Although I can understand why Dana Gillespie might choose to call her memoir after her most famous album, for the first 170 pages I remained convinced she should have taken a leaf from John Cleland and called it Memoirs of a Woman of Pleasure. For hers has been an extraordinary life (or perhaps half life, as the trail of hi-jinks runs its course by the end of the 1970s). And so, despite reading at times like a cross between Terry Southern’s Candy and Confessions of a Window Cleaner’s screenplay — but with A-listers the ones shaking their sticks — as an evocation of the 1960s SW7-style, Weren’t Born a Man rings wholly true.

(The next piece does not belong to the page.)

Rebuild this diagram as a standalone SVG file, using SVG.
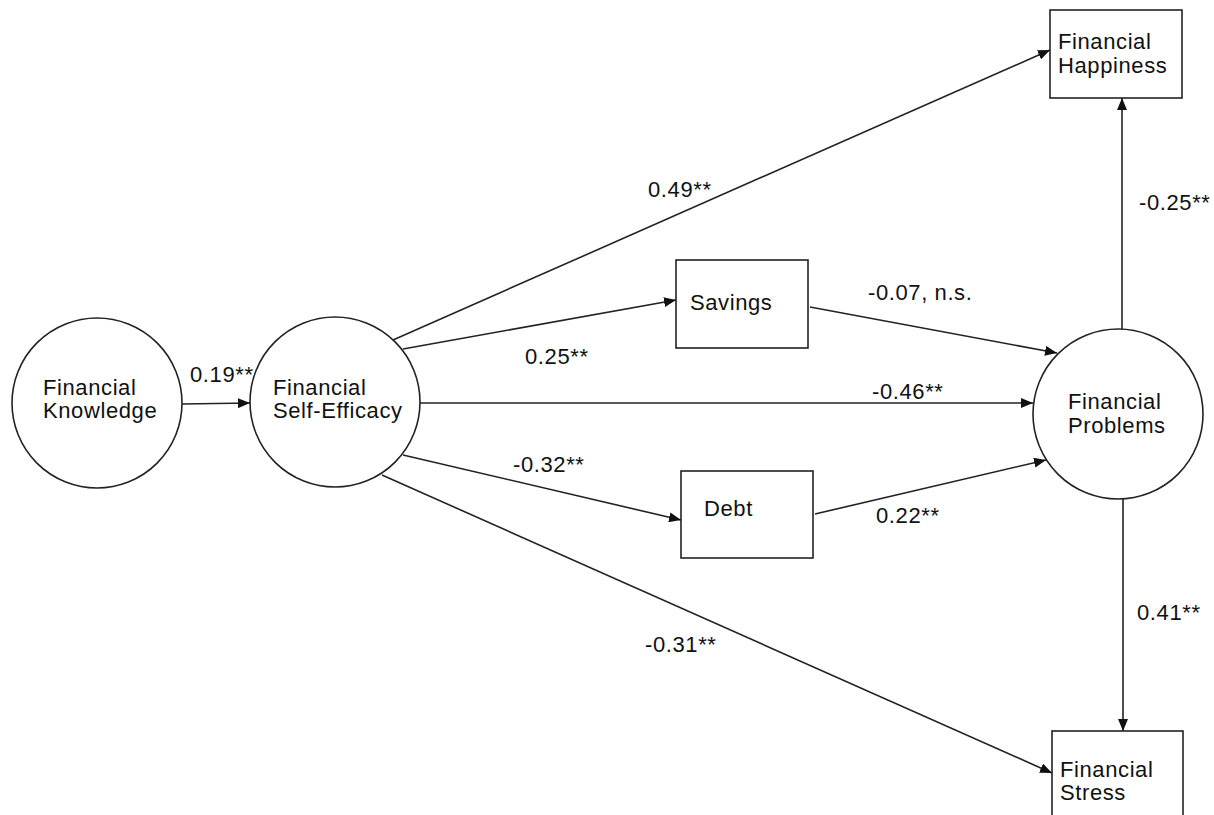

By 13, having already lost her virginity, Dana was occupying a self-contained basement flat in South Kensington beneath a four-storey house in which both parents lived with their replacement spouses. It was an era when child care services were rarely called to places such as Thurloe Square. Dana, looking back, seems unbothered: ‘It sounds bizarre now, with everyone so uptight and politically correct, but there were no rules then.’
Said basement had its own entrance, so once the word got out (and how), it soon became the default crash pad for any would-be musician who left a club too late for the last Tube and too ‘brassic’ to get a cab home. Looking and acting far older than her years, by 14 she had been to bed with David Bowie, followed by Bob Dylan at 15, Jimmy Page at 16, Roman Polanksi at 17 and Michael Caine and Sean Connery by her majority.
Aged 17, she had been to bed with David Bowie, Bob Dylan, Jimmy Page and Roman Polanski
Not everyone shared Dana’s bed, but when she set her heart on meeting a guy — and as she says on the penultimate page ‘in those days the way you met people was that you slept with them’ — her oft-mentioned 44” bosom was better than an all-access backstage pass.
When she crashed Dylan’s first UK meet’n’greet at the Savoy (not the Dorchester, as stated), the instant attraction was such that Dylan told a security guard: ‘She’s with me.’